Я говорю сейчас о Менделееве, но думаю шире. Ты в Бережанске делаешь такие вещи, которые по-своему тоже останутся. Может быть, не на двести лет, но на сорок — точно. На столько, на сколько человек помнит школу, свет на улице и переправу, которая не смыло. Это тоже — то, о чём я хочу думать.
Я, кажется, начинаю понимать, чем буду заниматься после Бестужевских'.
Я отложил эту страницу. Пошёл к окну.
На Соборной лежал вчерашний снег, утоптанный с утра. Фонари не горели — до четырёх пополудни их не зажигали. Ерофей во дворе чистил лошадиную упряжь (после казанской поездки упряжь требовала ухода). Прохор разговаривал с ним через дверь сарая. Глафира вошла в столовую, унесла пустую тарелку.
— Павел Андреевич-с, ещё чаю?
— Спасибо, Глафира Степановна. Принесите.
Она принесла. Ушла.
Я вернулся к письму. Ещё одна страница — пятая петербургская.
'И одно последнее, папа. Скажу прямо, потому что если не скажу прямо, то струшу и не скажу никак.

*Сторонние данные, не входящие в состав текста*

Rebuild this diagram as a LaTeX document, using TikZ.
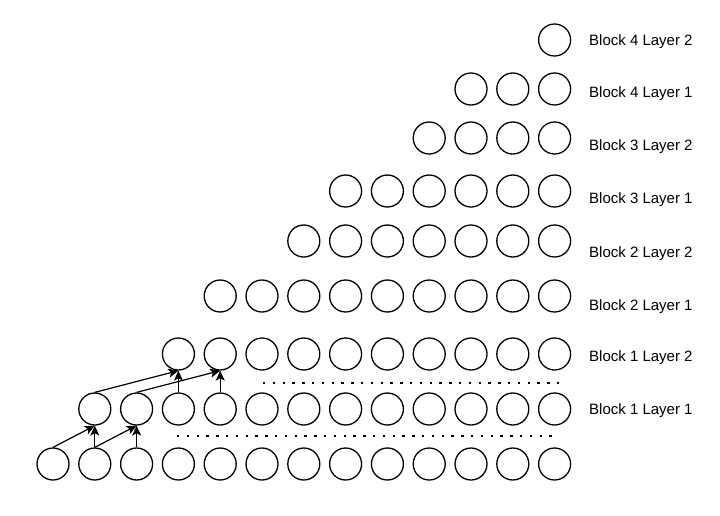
\documentclass[tikz,border=0pt]{standalone}
\usepackage{fontspec}
\setmainfont{Liberation Sans}
\usetikzlibrary{arrows.meta}
\begin{document}
\begin{tikzpicture}[x=1pt,y=-1pt,
  unit/.style={circle,draw=black,line width=1.3pt,minimum size=32pt,inner sep=0pt,fill=white},
  conn/.style={line width=1.2pt,-{Stealth[length=10pt,width=9pt,inset=2.5pt]}},
  dots/.style={line width=2.3pt,dash pattern=on 2.3pt off 7.5pt},
  lbl/.style={anchor=base west,inner sep=0pt,font=\fontsize{15}{18}\selectfont}]
\useasboundingbox (0,0) rectangle (720,515);
% rows: index/y/first column
\foreach \r/\y/\s in {0/464/0,1/409/1,2/354/3,3/296/4,4/241/6,5/191/7,6/138/9,7/89/10,8/40/12}{
  \foreach \k in {\s,...,12}{
    \node[unit] (c-\r-\k) at ({53+41.8*\k},\y) {};
  }
}
% labels
\foreach \r/\ly/\t in {1/409/Block 1 Layer 1,2/356/Block 1 Layer 2,3/305/Block 2 Layer 1,4/252/Block 2 Layer 2,5/198/Block 3 Layer 1,6/145/Block 3 Layer 2,7/92/Block 4 Layer 1,8/40/Block 4 Layer 2}{
  \node[lbl] (l-\r) at (589,\ly+5.5) {\t};
}
% dotted separators
\coordinate (d1a) at (177,436);
\coordinate (d1b) at (557,436);
\coordinate (d2a) at (263,383);
\coordinate (d2b) at (559,383);
\draw[dots] (d1a) -- (d1b);
\draw[dots] (d2a) -- (d2b);
% connections
\draw[conn] (c-0-0.north) -- (c-1-1.south);
\draw[conn] (c-0-1.north) -- (c-1-1.south);
\draw[conn] (c-0-1.north) -- (c-1-2.south);
\draw[conn] (c-0-2.north) -- (c-1-2.south);
\draw[conn] (c-1-1.north) -- (c-2-3.south);
\draw[conn] (c-1-3.north) -- (c-2-3.south);
\draw[conn] (c-1-2.north) -- (c-2-4.south);
\draw[conn] (c-1-4.north) -- (c-2-4.south);
\end{tikzpicture}
\end{document}
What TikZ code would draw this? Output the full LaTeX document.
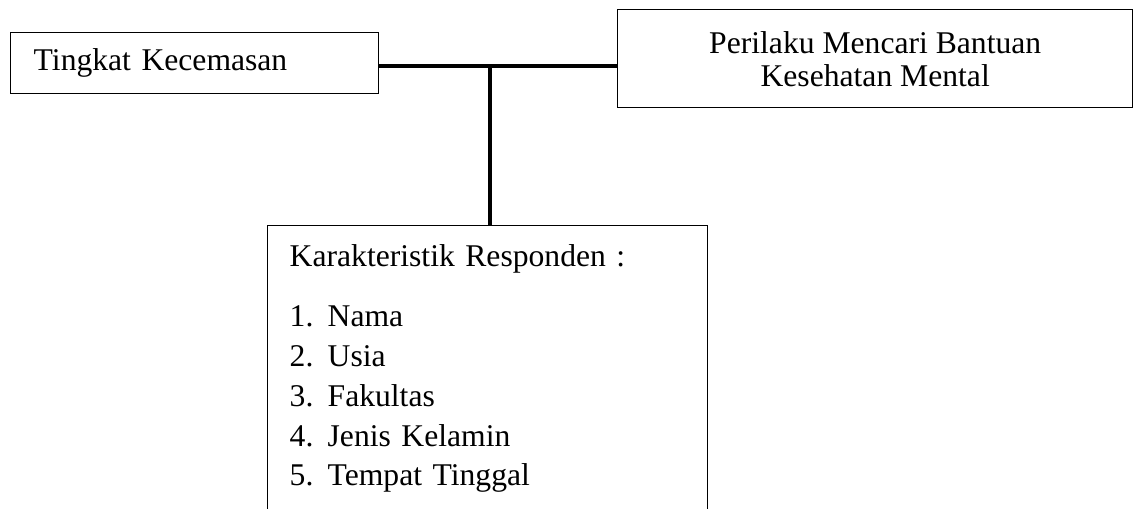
\documentclass[tikz,border=0pt]{standalone}
\usepackage{fontspec}
\setmainfont{Liberation Serif}
\usetikzlibrary{positioning,calc}
\newcommand{\itm}[2]{\makebox[21.6pt][l]{#1.}#2}

\begin{document}
\begin{tikzpicture}[
  x=0.02cm, y=-0.02cm,
  box/.style={draw, line width=0.85pt, inner sep=0pt, anchor=north west,
              font=\fontsize{18}{22.6}\selectfont},
  link/.style={line width=2pt}
]
\clip (0,0) rectangle (1134,508);

\node[box, minimum width=7.36cm, minimum height=1.22cm, text width=6.44cm,
      inner xsep=0.46cm, align=left] (cemas) at (10,32) {Tingkat Kecemasan};
\node[box, minimum width=10.3cm, minimum height=1.96cm, align=center,
      font=\fontsize{18}{18.8}\selectfont] (perilaku) at (617,9)
      {Perilaku Mencari Bantuan\\Kesehatan Mental};
\node[box, text width=7.92cm, inner xsep=0.44cm, inner ysep=0.37cm,
      align=left] (karakter) at (267,225)
      {Karakteristik Responden :\\[0.42cm]
       \itm{1}{Nama}\\ \itm{2}{Usia}\\ \itm{3}{Fakultas}\\
       \itm{4}{Jenis Kelamin}\\ \itm{5}{Tempat Tinggal}};

\coordinate (junc) at (490,66);
\draw[link] (cemas.east |- junc) -- (perilaku.west |- junc);
\draw[link] (junc) -- (karakter.north -| junc);
\end{tikzpicture}
\end{document}
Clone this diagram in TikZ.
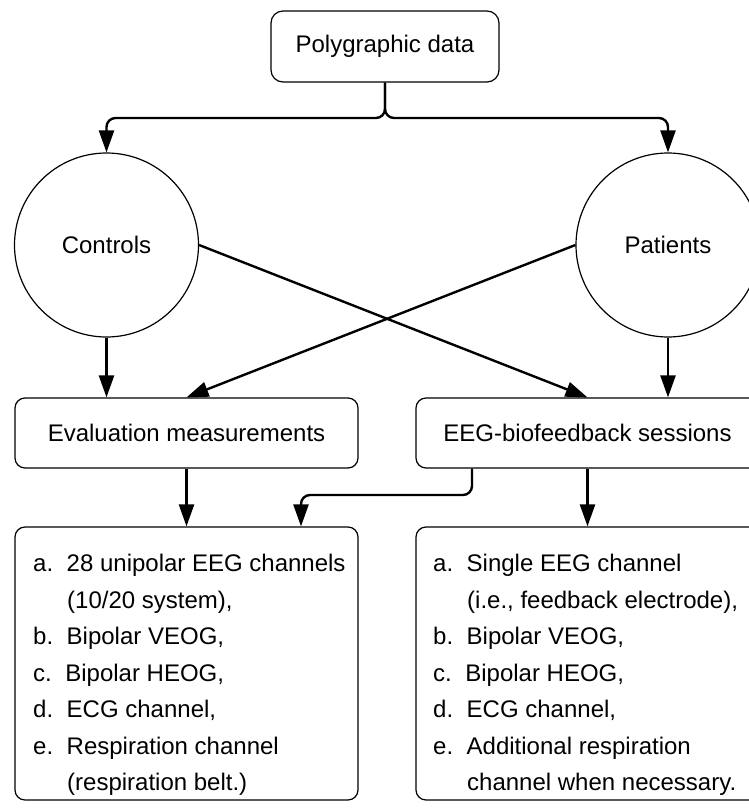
\documentclass[tikz,border=0pt]{standalone}
\usepackage{fontspec}
\setmainfont{Liberation Sans}
\usetikzlibrary{arrows.meta,calc}

\tikzset{
  txt/.style={font=\fontsize{24}{29}\selectfont, inner sep=0pt},
  box/.style={draw, line width=1.2pt, rounded corners=10pt, inner sep=0pt,
              minimum width=343pt, txt},
  ball/.style={draw, circle, line width=1.2pt, minimum size=184pt, inner sep=0pt, txt},
  arr/.style={line width=2.4pt, -{Triangle[length=22pt,width=15pt]}},
  link/.style={line width=2.4pt},
  itm/.style={txt, anchor=base west}
}
\newcommand{\lbl}[1]{#1\hspace{13.5pt}}

\begin{document}
\begin{tikzpicture}[x=1pt, y=-1pt]
  \useasboundingbox (0,0) rectangle (749,809);
  \clip (0,0) rectangle (749,809);

  % source
  \node[box, minimum width=228pt, minimum height=71pt, rounded corners=12pt]
        (src) at (385,46.5) {Polygraphic data};

  % groups
  \node[ball] (ctl) at (106.5,245) {Controls};
  \node[ball] (pat) at (668,245) {Patients};

  % procedures
  \node[box, minimum height=70pt] (eval) at (186.5,433) {Evaluation measurements};
  \node[box, minimum height=70pt] (eeg)  at (587.5,433) {EEG-biofeedback sessions};

  % recorded channels
  \node[box, minimum height=273pt] (recA) at (186.5,663.5) {};
  \node[box, minimum height=273pt] (recB) at (587.5,663.5) {};

  \node[itm] (a1) at (33,571.5) {\lbl{a.}28 unipolar EEG channels};
  \node[itm] (a2) at (67,608)   {(10/20 system),};
  \node[itm] (a3) at (33,644.5) {\lbl{b.}Bipolar VEOG,};
  \node[itm] (a4) at (33,681)   {\lbl{c.}Bipolar HEOG,};
  \node[itm] (a5) at (33,717.5) {\lbl{d.}ECG channel,};
  \node[itm] (a6) at (33,754)   {\lbl{e.}Respiration channel};
  \node[itm] (a7) at (67,790.5) {(respiration belt.)};

  \node[itm] (b1) at (433,571.5) {\lbl{a.}Single EEG channel};
  \node[itm] (b2) at (467,608)   {(i.e., feedback electrode),};
  \node[itm] (b3) at (433,644.5) {\lbl{b.}Bipolar VEOG,};
  \node[itm] (b4) at (433,681)   {\lbl{c.}Bipolar HEOG,};
  \node[itm] (b5) at (433,717.5) {\lbl{d.}ECG channel,};
  \node[itm] (b6) at (433,754)   {\lbl{e.}Additional respiration};
  \node[itm] (b7) at (467,790.5) {channel when necessary.};

  % split from the source into both groups
  \coordinate (split) at (385,118);
  \draw[arr, rounded corners=9pt] (src.south) -- (split) -| (ctl.north);
  \draw[arr, rounded corners=9pt] (src.south) -- (split) -| (pat.north);

  % groups to procedures
  \draw[arr] (ctl.south) -- (ctl.south |- eval.north);
  \draw[arr] (pat.south) -- (pat.south |- eeg.north);
  \draw[arr] (ctl.east) -- (eeg.north);
  \draw[arr] (pat.west) -- (eval.north);

  % procedures to channel lists
  \draw[arr] (eval.south) -- (recA.north);
  \draw[arr] (eeg.south) -- (recB.north);
  \coordinate (fbout) at (472,468);
  \coordinate (fbin) at (301,527);
  \draw[arr, rounded corners=9pt] (eeg.south -| fbout) -- (472,495) -| (recA.north -| fbin);
\end{tikzpicture}
\end{document}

Каким ты стал после болезни — я рада. Я тебя таким не помню до марта. И я не знаю, что именно с тобой произошло в ту лихорадку; но что бы это ни было, я благодарна. Ты — лучше. Лучше для меня, лучше для Николая, лучше для Бережанска, лучше для себя. Я не знаю, можно ли такое говорить отцу, но я шестнадцатый год в этом доме и имею право на суждение.
Не буду просить объяснений. Я тебя очень люблю, папа. Просто знай: я замечаю. И мне с новым папой лучше, чем со старым'.
И подпись — «твоя Анна, январь восемьсот восемьдесят второго».